Through the labyrinthine paperwork of voter verification processes, combined with the looming threats of the Citizenship Amendment Act (CAA) and the National Register of Citizens (NRC), the BJP is destabilizing the very citizenship of Bangla-speaking Muslims. Following the Assam experiment, where over a million people, predominantly Muslims, were rendered stateless, Bengal is being primed for a massive demographic crisis. The state is weaponizing procedural uncertainty, transforming the simple act of living in one’s homeland into an exhausting, adversarial battle against paperwork and deportation notices.
This is the creation of “Pakistan 2.0″—not as a geographic entity, but as an existential condition. The BJP does not require a physical line drawn across the map. Instead, it is erecting walls of disenfranchisement within India’s borders, effectively reducing 27 million Bengali Muslims, and by extension, 200 million Indian Muslims, to permanent second-class subjects.

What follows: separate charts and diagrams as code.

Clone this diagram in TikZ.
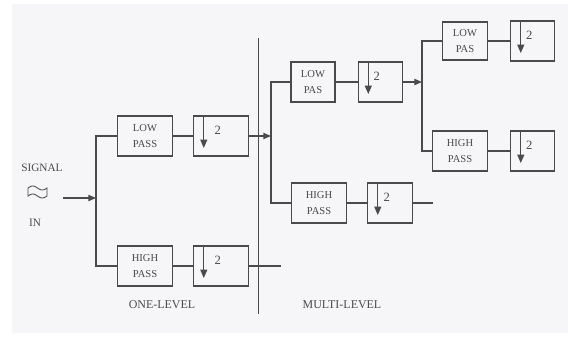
\documentclass[tikz,border=0pt]{standalone}
\usepackage{fontspec}
\setmainfont{Liberation Serif}
\usepackage{tikz}
\usetikzlibrary{arrows.meta, positioning, calc}
\definecolor{inkgray}{HTML}{4A4A4A}
\definecolor{paper}{HTML}{F6F5F7}

\begin{document}
\begin{tikzpicture}[
      x=0.025cm, y=-0.025cm,
      node distance=0.55cm,
      box/.style={
          draw=inkgray,
          minimum width=1.375cm,
          minimum height=1cm,
          inner sep=1pt,
          align=center,
          font=\fontsize{7.5}{11}\selectfont,
          text=inkgray,
          line width=0.9pt
      },
      narrow/.style={minimum width=1.1cm},
      dsbox/.style={
          box,
          label={[font=\fontsize{9}{9}\selectfont, text=inkgray, xshift=-0.09cm, yshift=0.15cm]center:2},
          path picture={
              \draw[inkgray, line width=0.8pt, -{Triangle[length=6pt, width=5pt]}]
                  ([xshift=0.25cm]path picture bounding box.north west) -- ++(0,-0.8cm);
          }
      },
      arrow/.style={draw=inkgray, line width=0.9pt, -{Triangle[length=5.5pt, width=4.5pt]}},
      wire/.style={draw=inkgray, line width=0.9pt},
      caption/.style={font=\fontsize{8.5}{9}\selectfont, text=inkgray}
  ]

  % ══════════════════════════════
  % PAGE
  % ══════════════════════════════
  \useasboundingbox (0,0) rectangle (568,338);
  \fill[white] (0,0) rectangle (568,338);
  \fill[paper] (12,4) rectangle (568,333);

  % ══════════════════════════════
  % SIGNAL IN
  % ══════════════════════════════
  \node[caption, font=\fontsize{8}{9}\selectfont] (signal) at (42,168) {SIGNAL};
  \node[caption, font=\fontsize{8}{9}\selectfont] (inlabel) at (35,223) {IN};

  \draw[inkgray, line width=0.6pt]
      plot[domain=0:19, smooth, samples=15] ({28+\x},{188-2*sin(\x/19*360)})
      -- plot[domain=19:0, smooth, samples=15] ({28+\x},{196-2*sin(\x/19*360)})
      -- cycle;

  % ══════════════════════════════
  % ONE-LEVEL
  % ══════════════════════════════
  \node[box] (lowA) at (145,136) {LOW\\PASS};
  \node[dsbox, right=0.5cm of lowA] (downA) {};

  \node[box] (highA) at (145,266) {HIGH\\PASS};
  \node[dsbox, right=0.5cm of highA] (downB) {};

  % ══════════════════════════════
  % MULTI-LEVEL
  % ══════════════════════════════
  \node[box, narrow] (lowB) at (313,82) {LOW\\PAS};
  \node[dsbox, narrow, right=of lowB] (downC) {};

  \node[box] (highB) at (319,203) {HIGH\\PASS};
  \node[dsbox, minimum width=1.125cm, right=0.5cm of highB] (downD) {};

  \node[box, minimum width=1.125cm, minimum height=0.95cm] (lowC) at (465,41) {LOW\\PAS};
  \node[dsbox, narrow, right=of lowC] (downE) {};

  \node[box] (highC) at (460,151) {HIGH\\PASS};
  \node[dsbox, narrow, right=of highC] (downF) {};

  % ══════════════════════════════
  % SPLITS AND WIRES
  % ══════════════════════════════
  \coordinate (sigin) at (63,198);
  \coordinate (split1) at (96,198);
  \coordinate (split2) at (271,136);
  \coordinate (split3) at (422,82);
  \coordinate (tailA) at (281,266);
  \coordinate (tailB) at (433,203);

  \draw[arrow] (sigin) -- (split1);
  \draw[wire] (lowA.west) -| (split1) |- (highA.west);
  \draw[wire] (lowA) -- (downA);
  \draw[wire] (highA) -- (downB);
  \draw[wire] (downB) -- (tailA);

  \draw[arrow] (downA) -- (split2);
  \draw[wire] (lowB.west) -| (split2) |- (highB.west);
  \draw[wire] (lowB) -- (downC);
  \draw[wire] (highB) -- (downD);
  \draw[wire] (downD) -- (tailB);

  \draw[arrow] (downC) -- (split3);
  \draw[wire] (lowC.west) -| (split3) |- (highC.west);
  \draw[wire] (lowC) -- (downE);
  \draw[wire] (highC) -- (downF);

  % ══════════════════════════════
  % DIVIDER AND CAPTIONS
  % ══════════════════════════════
  \coordinate (divtop) at (258,38);
  \coordinate (divbot) at (258,314);
  \draw[wire, line width=0.6pt] (divtop) -- (divbot);

  \node[caption] (onelevel) at (162,305) {ONE-LEVEL};
  \node[caption] (multilevel) at (342,305) {MULTI-LEVEL};

\end{tikzpicture}
\end{document}
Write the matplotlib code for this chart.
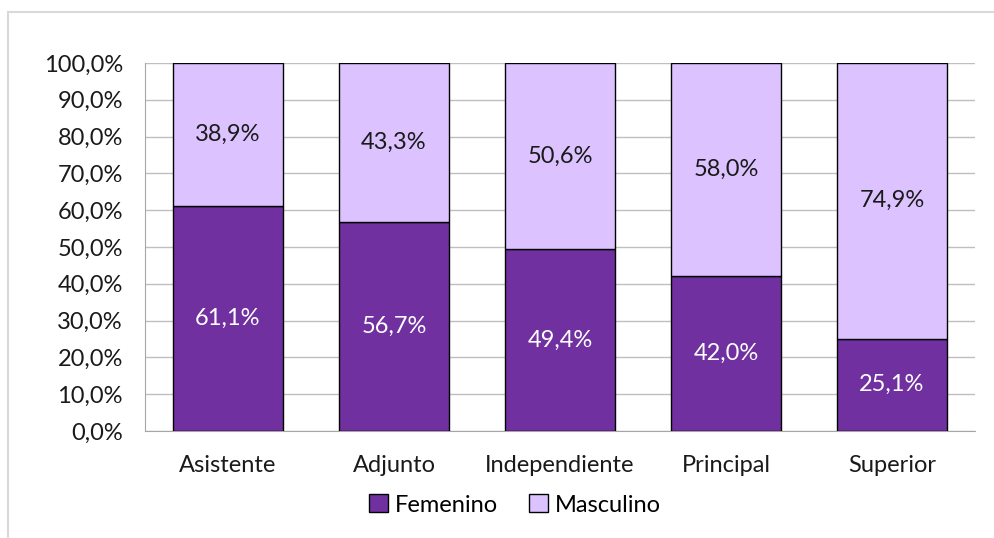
import matplotlib.pyplot as plt
import matplotlib.patches as mpatches
import numpy as np

categories = ['Asistente', 'Adjunto', 'Independiente', 'Principal', 'Superior']
femenino = [61.1, 56.7, 49.4, 42.0, 25.1]
masculino = [38.9, 43.3, 50.6, 58.0, 74.9]

DARK = '#7030A0'
LIGHT = '#DCC3FF'

plt.rcParams['font.family'] = ['Lato', 'DejaVu Sans']
FS = 17

fig = plt.figure(figsize=(9.95, 5.38), dpi=100)
# outer chart frame
fig.patches.append(mpatches.Rectangle((8 / 995, -0.05), 1.0, (538 - 12) / 538 + 0.05,
                                      transform=fig.transFigure, fill=False,
                                      edgecolor='#D9D9D9', linewidth=1.5))

ax = fig.add_axes([145 / 995, (538 - 431) / 538, (975 - 145) / 995, (431 - 63) / 538])

x = np.arange(len(categories))
w = 0.66
ax.bar(x, femenino, width=w, color=DARK, edgecolor='black', linewidth=1, zorder=3, label='Femenino')
ax.bar(x, masculino, width=w, bottom=femenino, color=LIGHT, edgecolor='black', linewidth=1,
       zorder=3, label='Masculino')

fmt = lambda v: f'{v:.1f}%'.replace('.', ',')
for i in range(len(categories)):
    ax.text(x[i], femenino[i] / 2, fmt(femenino[i]), ha='center', va='center',
            color='white', fontsize=FS, zorder=4)
    ax.text(x[i], femenino[i] + masculino[i] / 2, fmt(masculino[i]), ha='center', va='center',
            color='#1a1a1a', fontsize=FS, zorder=4)

ax.set_xlim(-0.5, len(categories) - 0.5)
ax.set_ylim(0, 100)
ax.set_yticks(np.arange(0, 101, 10))
ax.set_yticklabels([fmt(v) for v in np.arange(0, 101, 10)])
ax.set_xticks(x)
ax.set_xticklabels(categories)
ax.tick_params(axis='both', length=0, labelsize=FS, colors='#1a1a1a')
ax.tick_params(axis='x', pad=17)
ax.tick_params(axis='y', pad=16)
ax.grid(axis='y', color='#BFBFBF', linewidth=1, zorder=0)
for s in ['top', 'right']:
    ax.spines[s].set_visible(False)
ax.spines['left'].set_color('#A6A6A6')
ax.spines['bottom'].set_color('#A6A6A6')

fig.legend(loc='center', bbox_to_anchor=(515 / 995, 1 - 505 / 538), ncol=2, frameon=False,
           fontsize=FS, handlelength=0.8, handleheight=0.8, handletextpad=0.3, columnspacing=1.3)

fig.savefig('out.png', dpi=100)
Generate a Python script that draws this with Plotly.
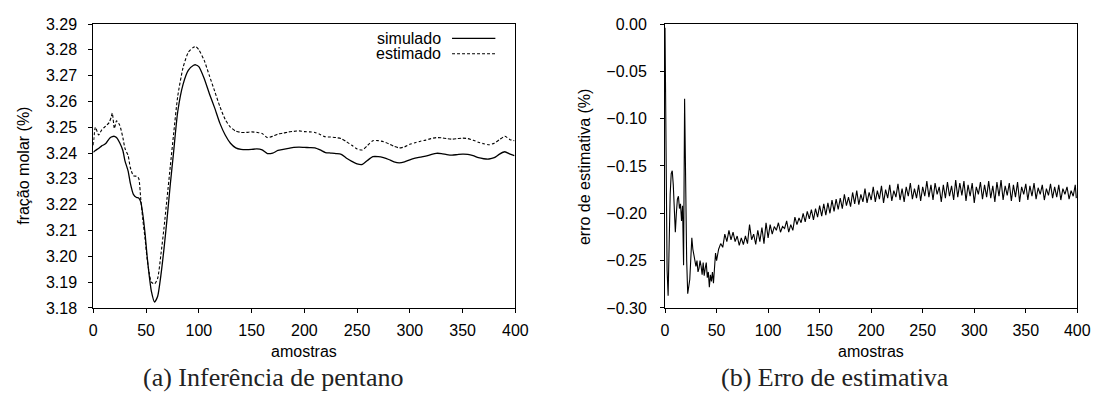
import plotly.graph_objects as go

# ---------------- (a) pentane inference ----------------
amostras_a = [0, 2, 5, 8, 10, 12, 15, 17, 18, 20, 22, 25, 28, 30, 33, 35, 38, 41, 43, 45,
              47, 49, 51, 53, 55, 58, 61, 64, 67, 70, 73, 76, 80, 85, 90, 95, 97, 100, 105, 110,
              115, 120, 125, 130, 135, 140, 145, 150, 155, 160, 165, 170, 175, 180, 185, 190, 195, 200, 205, 210,
              215, 220, 225, 230, 235, 240, 245, 250, 255, 260, 265, 270, 275, 280, 285, 290, 295, 300, 305, 310,
              315, 320, 325, 330, 335, 340, 345, 350, 355, 360, 365, 370, 375, 380, 385, 390, 395, 399]

simulado = [3.2403, 3.2410, 3.2418, 3.2428, 3.2432, 3.2438, 3.2455, 3.2462, 3.2464, 3.2465,
            3.2460, 3.2440, 3.2410, 3.2370, 3.2330, 3.2285, 3.2240, 3.2228, 3.2226, 3.2210,
            3.2160, 3.2090, 3.2000, 3.1925, 3.1865, 3.1823, 3.1845, 3.1925, 3.2030, 3.2150,
            3.2280, 3.2400, 3.2560, 3.2665, 3.2720, 3.2740, 3.2742, 3.2735, 3.2690, 3.2630,
            3.2575, 3.2515, 3.2470, 3.2438, 3.2420, 3.2414, 3.2413, 3.2414, 3.2416, 3.2412,
            3.2398, 3.2400, 3.2410, 3.2414, 3.2418, 3.2422, 3.2423, 3.2422, 3.2421, 3.2420,
            3.2412, 3.2402, 3.2400, 3.2398, 3.2395, 3.2380, 3.2368, 3.2358, 3.2356, 3.2372,
            3.2386, 3.2386, 3.2382, 3.2375, 3.2366, 3.2362, 3.2366, 3.2374, 3.2380, 3.2384,
            3.2388, 3.2394, 3.2399, 3.2398, 3.2394, 3.2392, 3.2394, 3.2396, 3.2395, 3.2390,
            3.2382, 3.2378, 3.2377, 3.2382, 3.2396, 3.2405, 3.2396, 3.2390]

estimado = [3.2430, 3.2500, 3.2470, 3.2490, 3.2498, 3.2505, 3.2518, 3.2540, 3.2555, 3.2495,
            3.2525, 3.2508, 3.2460, 3.2418, 3.2390, 3.2345, 3.2312, 3.2310, 3.2302, 3.2220,
            3.2140, 3.2070, 3.1990, 3.1935, 3.1900, 3.1893, 3.1915, 3.2005, 3.2110, 3.2230,
            3.2350, 3.2470, 3.2620, 3.2730, 3.2790, 3.2810, 3.2813, 3.2800, 3.2760, 3.2700,
            3.2640, 3.2580, 3.2530, 3.2500, 3.2485, 3.2480, 3.2480, 3.2482, 3.2480, 3.2476,
            3.2460, 3.2465, 3.2474, 3.2477, 3.2482, 3.2484, 3.2486, 3.2483, 3.2482, 3.2480,
            3.2472, 3.2463, 3.2462, 3.2460, 3.2456, 3.2444, 3.2430, 3.2416, 3.2412, 3.2430,
            3.2448, 3.2448, 3.2444, 3.2436, 3.2426, 3.2420, 3.2424, 3.2434, 3.2440, 3.2446,
            3.2450, 3.2456, 3.2460, 3.2459, 3.2456, 3.2454, 3.2456, 3.2458, 3.2456, 3.2450,
            3.2442, 3.2436, 3.2432, 3.2438, 3.2452, 3.2465, 3.2452, 3.2448]

# ---------------- (b) estimation error ----------------
amostras_b = list(range(0, 51)) + list(range(52, 399, 2)) + [399]

erro = [
    # 0-50, every sample
    -0.004, -0.150, -0.260, -0.287, -0.230, -0.180, -0.158, -0.155, -0.170, -0.200,
    -0.220, -0.200, -0.185, -0.182, -0.195, -0.190, -0.208, -0.192, -0.255, -0.079,
    -0.170, -0.250, -0.285, -0.278, -0.270, -0.248, -0.226, -0.238, -0.245, -0.252,
    -0.256, -0.250, -0.262, -0.258, -0.250, -0.256, -0.265, -0.252, -0.266, -0.258,
    -0.252, -0.268, -0.262, -0.278, -0.265, -0.272, -0.262, -0.274, -0.255, -0.242,
    -0.250,
    # 52-398, every second sample
    -0.238, -0.232, -0.236, -0.222, -0.230, -0.218, -0.228, -0.220, -0.230, -0.224,
    -0.234, -0.226, -0.233, -0.224, -0.232, -0.212, -0.228, -0.222, -0.233, -0.218,
    -0.230, -0.215, -0.232, -0.210, -0.226, -0.212, -0.222, -0.214, -0.218, -0.210,
    -0.220, -0.214, -0.216, -0.208, -0.220, -0.212, -0.218, -0.204, -0.212, -0.205,
    -0.210, -0.200, -0.209, -0.198, -0.206, -0.196, -0.207, -0.195, -0.204, -0.192,
    -0.203, -0.190, -0.202, -0.189, -0.200, -0.186, -0.198, -0.185, -0.196, -0.184,
    -0.195, -0.180, -0.192, -0.183, -0.193, -0.178, -0.190, -0.176, -0.191, -0.180,
    -0.188, -0.174, -0.189, -0.178, -0.186, -0.172, -0.188, -0.176, -0.185, -0.171,
    -0.189, -0.175, -0.184, -0.170, -0.187, -0.176, -0.183, -0.169, -0.186, -0.174,
    -0.188, -0.172, -0.182, -0.168, -0.185, -0.174, -0.184, -0.170, -0.187, -0.172,
    -0.182, -0.166, -0.183, -0.170, -0.186, -0.168, -0.180, -0.172, -0.188, -0.170,
    -0.184, -0.167, -0.182, -0.171, -0.186, -0.165, -0.183, -0.168, -0.181, -0.166,
    -0.187, -0.170, -0.182, -0.168, -0.189, -0.172, -0.180, -0.167, -0.185, -0.170,
    -0.183, -0.166, -0.184, -0.171, -0.188, -0.167, -0.182, -0.165, -0.186, -0.171,
    -0.181, -0.168, -0.187, -0.170, -0.183, -0.167, -0.188, -0.172, -0.180, -0.169,
    -0.186, -0.171, -0.182, -0.168, -0.185, -0.173, -0.180, -0.170, -0.186, -0.174,
    -0.181, -0.169, -0.184, -0.172, -0.183, -0.170, -0.186, -0.174, -0.180, -0.172,
    -0.185, -0.176, -0.182, -0.170,
    # 399
    -0.184,
]

ticks_x = [0, 50, 100, 150, 200, 250, 300, 350, 400]
ticks_a = [3.18, 3.19, 3.20, 3.21, 3.22, 3.23, 3.24, 3.25, 3.26, 3.27, 3.28, 3.29]
ticks_b = [-0.30, -0.25, -0.20, -0.15, -0.10, -0.05, 0.00]

SANS = "Liberation Sans, Arial, Helvetica, sans-serif"
SERIF = "Liberation Serif, Times New Roman, serif"

fig = go.Figure()
fig.add_trace(go.Scatter(x=amostras_a, y=simulado, mode="lines", name="simulado",
                         line=dict(color="black", width=1.3, shape="spline", smoothing=0.6),
                         xaxis="x", yaxis="y"))
fig.add_trace(go.Scatter(x=amostras_a, y=estimado, mode="lines", name="estimado",
                         line=dict(color="black", width=1.1, dash="3px,2px", shape="spline", smoothing=0.6),
                         xaxis="x", yaxis="y"))
fig.add_trace(go.Scatter(x=amostras_b, y=erro, mode="lines", name="erro",
                         line=dict(color="black", width=1.1),
                         xaxis="x2", yaxis="y2"))

W, H = 1111, 407
top, bottom = 1 - 16.7 / H, 1 - 313 / H
axis_common = dict(showline=True, linecolor="black", linewidth=1, mirror=True,
                   ticks="outside", ticklen=4, tickcolor="black", tickwidth=1,
                   showgrid=False, zeroline=False,
                   tickfont=dict(family=SANS, size=16, color="black"))

fig.update_layout(
    width=W, height=H,
    margin=dict(l=0, r=0, t=0, b=0),
    paper_bgcolor="white", plot_bgcolor="white",
    showlegend=False,
    xaxis=dict(domain=[90.7 / W, 519.3 / W], range=[0, 400], tickvals=ticks_x,
               anchor="y", ticklabelstandoff=4, **axis_common),
    yaxis=dict(domain=[bottom, top], range=[3.18, 3.29], tickvals=ticks_a,
               tickformat=".2f", anchor="x", ticklabelstandoff=8, **axis_common),
    xaxis2=dict(domain=[671.3 / W, 1090 / W], range=[0, 400], tickvals=ticks_x,
                anchor="y2", ticklabelstandoff=4, **axis_common),
    yaxis2=dict(domain=[bottom, top], range=[-0.30, 0.0], tickvals=ticks_b,
                tickformat=".2f", anchor="x2", ticklabelstandoff=10, **axis_common),
)


def label(text, x, y, size=16, family=SANS, color="black", xanchor="center", angle=0):
    return dict(text=text, x=x / W, y=1 - y / H, xref="paper", yref="paper",
                xanchor=xanchor, yanchor="middle", textangle=angle, showarrow=False,
                font=dict(family=family, size=size, color=color))


ann = [
    # axis titles
    label("amostras", 305, 358),
    label("amostras", 880, 358),
    label("fração molar (%)", 19, 165, angle=-90),
    label("erro de estimativa (%)", 589, 165, angle=-90),
    # captions
    label("(a) Inferência de pentano", 274, 386, size=26, family=SERIF, color="#222"),
    label("(b) Erro de estimativa", 844, 386, size=26, family=SERIF, color="#222"),
    # legend labels (text to the left of the line sample)
    label("simulado", 446, 31.7, xanchor="right"),
    label("estimado", 446, 47.7, xanchor="right"),
]
fig.update_layout(annotations=ann)

fig.add_shape(type="line", xref="paper", yref="paper", x0=455 / W, x1=499 / W,
              y0=1 - 31.7 / H, y1=1 - 31.7 / H, line=dict(color="black", width=1.3))
fig.add_shape(type="line", xref="paper", yref="paper", x0=455 / W, x1=499 / W,
              y0=1 - 47.7 / H, y1=1 - 47.7 / H, line=dict(color="black", width=1.1, dash="3px,2px"))

fig.write_html("out.html")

History will record a bitter, tragic irony in the BJP’s strategy. Jinnah used the grievances of administrative tyranny to validate the Two-Nation Theory and fracture a subcontinent. Today, the BJP has inverted that theory. By pursuing total domination rather than separation, the ruling dispensation is proving that a minority cannot trust a majoritarian state with its future. India does not need to partition again; the BJP has already succeeded in making millions of its own citizens feel like refugees in the only land they have ever called home.